Penney’s posted its second-quarter earnings report on the same day it filed its extension request,, revealing a widening quarterly net loss to $398 million, or $1.25 a share, versus a net loss of $48 million, or 15 cents, a year ago. As talks continue, the delay in filing its asset purchase agreement in light of the net losses suggests there’s an outside chance that bidders are concerned about the company’s sales outlook.

More interestingly, the company said its category sales, as a percent of total sales, were consistent year-over-year, meaning that women’s apparel at 19 percent were somewhat lower than the 22 percent a year ago, as men’s apparel and accessories sales held steady at 21 percent. Other categories include women’s accessories, steady at 16 percent, and footwear and handbags at 11 percent. The only other categories that Penney’s sells is soft home goods, toys and jewelry. With the exception of home, 12 percent of total sales, the other two categories only represent total sales in the single digit percentages.

The problem is that the department store company has always been known as the place consumers go to for fashion. That’s fine when there’s a broader need for both weekend and career-ready apparel. But with many consumers now working from home, Penney’s will have to make sure it can jump onto the casual, cozy and comfort loungewear that consumers want now, presuming it has vendors who are willing to ship it goods. If losses continue to trend higher and there are additional bankruptcy exit delays, some wholesalers may elect not to ship for fear of not getting paid later on. But even if the retailer does gets those shipments in, how much it can actually sell to consumers remains to be seen.

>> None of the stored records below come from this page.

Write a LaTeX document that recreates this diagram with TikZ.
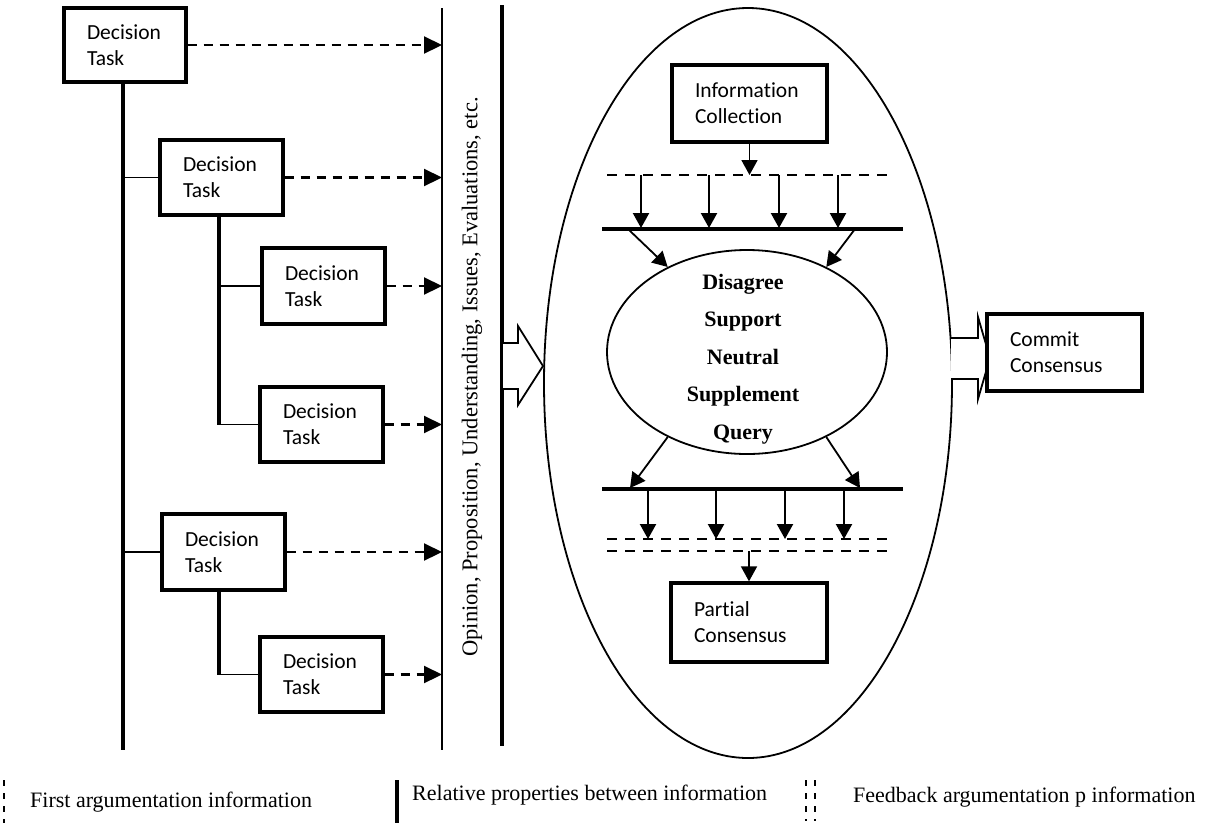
\documentclass[tikz,border=0pt]{standalone}
\usepackage{fontspec}
\setmainfont{Liberation Serif}
\newfontfamily\calib[Ligatures={NoCommon,NoRequired,NoContextual}]{Carlito}
\usetikzlibrary{arrows.meta,shapes.geometric}
\begin{document}
\begin{tikzpicture}[x=1pt,y=-1pt,
  box/.style={draw,line width=3.3pt,fill=white,inner xsep=23pt,inner ysep=0pt,
    align=left,text width=#1-46pt,minimum width=#1,
    font=\calib\fontsize{21.5}{26}\selectfont},
  box/.default=122pt,
  tree/.style={line width=3.3pt},
  branch/.style={line width=1.6pt},
  dasharrow/.style={line width=2.2pt,dash pattern=on 9pt off 7pt,
    -{Triangle[length=18pt,width=17pt]}},
  vline/.style={line width=3.3pt},
  dline/.style={line width=2.2pt,dash pattern=on 10pt off 8pt},
  sline/.style={line width=3.8pt},
  darr/.style={line width=2.2pt,-{Triangle[length=15pt,width=16pt]}},
  thinarr/.style={line width=1.8pt,-{Triangle[length=15pt,width=16pt]}},
  legend/.style={anchor=base west,inner sep=0pt,font=\fontsize{22}{26}\selectfont},
]
\useasboundingbox (0,0) rectangle (1205,823);

% ---- decision task tree ----
\node[box,minimum height=74pt] (B1) at (125,45) {Decision\\Task};
\node[box=123pt,minimum height=75pt] (B2) at (221.5,177.5) {Decision\\Task};
\node[box=123pt,minimum height=76pt] (B3) at (323.5,286) {Decision\\Task};
\node[box=123pt,minimum height=75pt] (B4) at (321.5,424.5) {Decision\\Task};
\node[box=123pt,minimum height=76pt] (B5) at (223.5,552) {Decision\\Task};
\node[box=123pt,minimum height=75pt] (B6) at (321.5,674.5) {Decision\\Task};

\coordinate (spineEnd) at (123,750);
\draw[tree] (B1.south -| spineEnd) -- (spineEnd);
\draw[branch] (B2.west -| spineEnd) -- (B2.west);
\draw[branch] (B5.west -| spineEnd) -- (B5.west);

\coordinate (sub2) at (219,424.5);
\draw[tree] (B2.south -| sub2) -- (sub2);
\draw[branch] (B3.west -| sub2) -- (B3.west);
\draw[branch] (sub2) -- (B4.west);

\coordinate (sub5) at (219,674.5);
\draw[tree] (B5.south -| sub5) -- (sub5);
\draw[branch] (sub5) -- (B6.west);

% ---- two vertical lines ----
\coordinate (L1top) at (442,8);
\coordinate (L1bot) at (442,750);
\coordinate (L2top) at (502,5);
\coordinate (L2bot) at (502,746);
\draw[line width=2.8pt] (L1top) -- (L1bot);
\draw[vline] (L2top) -- (L2bot);

\foreach \b in {B1,B2,B3,B4,B5,B6}
  \draw[dasharrow] (\b.east) -- (\b.east -| L1top);

\node[rotate=90,inner sep=0pt,font=\fontsize{22.5}{27}\selectfont] (opinion) at (472,377)
  {Opinion, Proposition, Understanding, Issues, Evaluations, etc.};

% ---- block arrow into big ellipse ----
\draw[line width=1.8pt,fill=white,line join=miter]
  (503,343) -- (518,343) -- (518,326) -- (543,366) -- (518,405) -- (518,389) -- (503,389);

% ---- big ellipse ----
\node[ellipse,draw,line width=1.8pt,minimum width=408pt,minimum height=750pt,inner sep=0pt] (E) at (748,383) {};

% ---- block arrow out to commit ----
\draw[line width=1.8pt,fill=white,line join=miter]
  (951,338) -- (978,338) -- (978,317) -- (990,358) -- (978,399) -- (978,379) -- (951,379);
\node[box=155pt,minimum height=77pt] (commit) at (1064.5,352.5) {Commit\\Consensus};

% ---- inside ellipse ----
\node[box=155pt,minimum height=77pt] (info) at (749.5,103.5) {Information\\Collection};

\coordinate (D1l) at (607,175);
\coordinate (D1r) at (893,175);
\draw[dline] (D1l) -- (D1r);
\draw[thinarr] (info.south) -- (info.south |- D1l);

\coordinate (S1l) at (602,229);
\coordinate (S1r) at (903,229);
\draw[sline] (S1l) -- (S1r);
\foreach \x in {641,709,779,838}
  \draw[darr] (\x,175) -- (\x,228);

\node[ellipse,draw,line width=1.8pt,minimum width=280pt,minimum height=204pt,inner sep=0pt] (IE) at (747,352) {};
\node[align=center,inner sep=0pt,font=\bfseries\fontsize{22}{37.5}\selectfont] (IEtxt) at (743,359)
  {Disagree\\Support\\Neutral\\Supplement\\Query};

\coordinate (S1a) at (628,229);
\coordinate (S1b) at (855,229);
\draw[thinarr] (S1a) -- (IE.133);
\draw[thinarr] (S1b) -- (IE.47);

\coordinate (S2l) at (602,489);
\coordinate (S2r) at (903,489);
\coordinate (S2a) at (630,488);
\coordinate (S2b) at (860,488);
\draw[sline] (S2l) -- (S2r);
\draw[thinarr] (IE.227) -- (S2a);
\draw[thinarr] (IE.313) -- (S2b);

\coordinate (D2l) at (607,539);
\coordinate (D2r) at (892,539);
\coordinate (D3l) at (607,551);
\coordinate (D3r) at (892,551);
\draw[dline] (D2l) -- (D2r);
\draw[dline] (D3l) -- (D3r);
\foreach \x in {648,716,785,844}
  \draw[darr] (\x,490) -- (\x,539);

\node[box=156pt,minimum height=79pt] (partial) at (749,622.5) {Partial\\Consensus};
\draw[thinarr] (partial.north |- D3l) -- (partial.north);

% ---- legend ----
\coordinate (lg1t) at (4,780);
\coordinate (lg1b) at (4,823);
\draw[line width=1.6pt,dash pattern=on 6pt off 7pt] (lg1t) -- (lg1b);
\node[legend] (lgt1) at (30,807) {First argumentation information};

\coordinate (lg2t) at (397,780);
\coordinate (lg2b) at (397,823);
\draw[line width=4pt] (lg2t) -- (lg2b);
\node[legend] (lgt2) at (412,800) {Relative properties between information};

\coordinate (lg3t) at (806,780);
\coordinate (lg3b) at (806,821);
\coordinate (lg4t) at (815,780);
\coordinate (lg4b) at (815,821);
\draw[line width=1.6pt,dash pattern=on 6pt off 7pt] (lg3t) -- (lg3b);
\draw[line width=1.6pt,dash pattern=on 6pt off 7pt] (lg4t) -- (lg4b);
\node[legend] (lgt3) at (853,802) {Feedback argumentation p information};
\end{tikzpicture}
\end{document}
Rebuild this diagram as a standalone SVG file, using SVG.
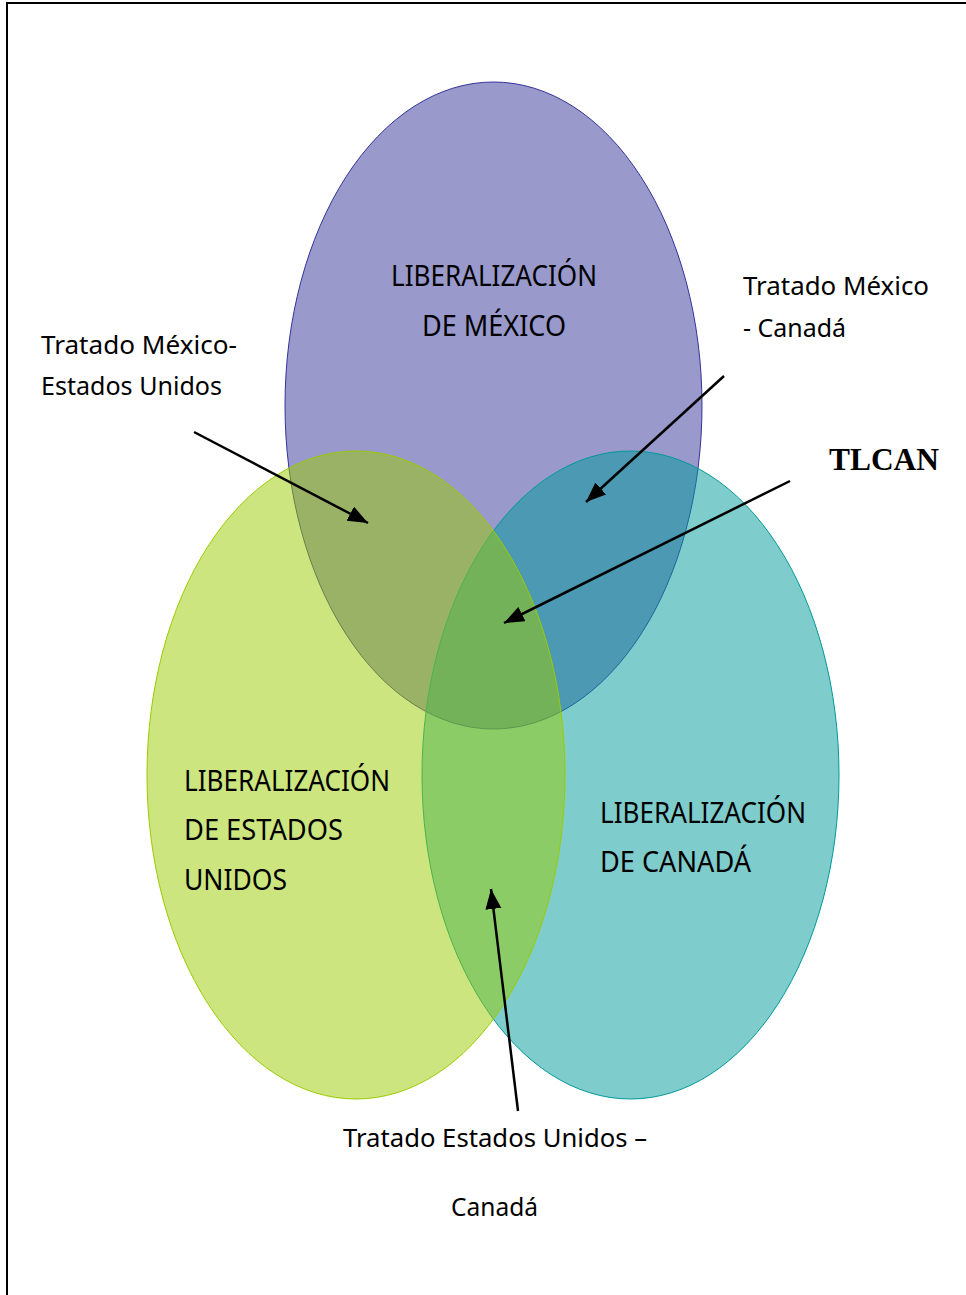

The mass merchant has always targeted middle-class consumers, many of whom are now largely unemployed due to the coronavirus. And if the airline sector doesn’t get the industry bailout it wants, as many as 75,000 more could join the ranks of the unemployed. That leaves far less available for discretionary spending as consumers focus on immediate needs, like paying for housing expenses and putting food on the table.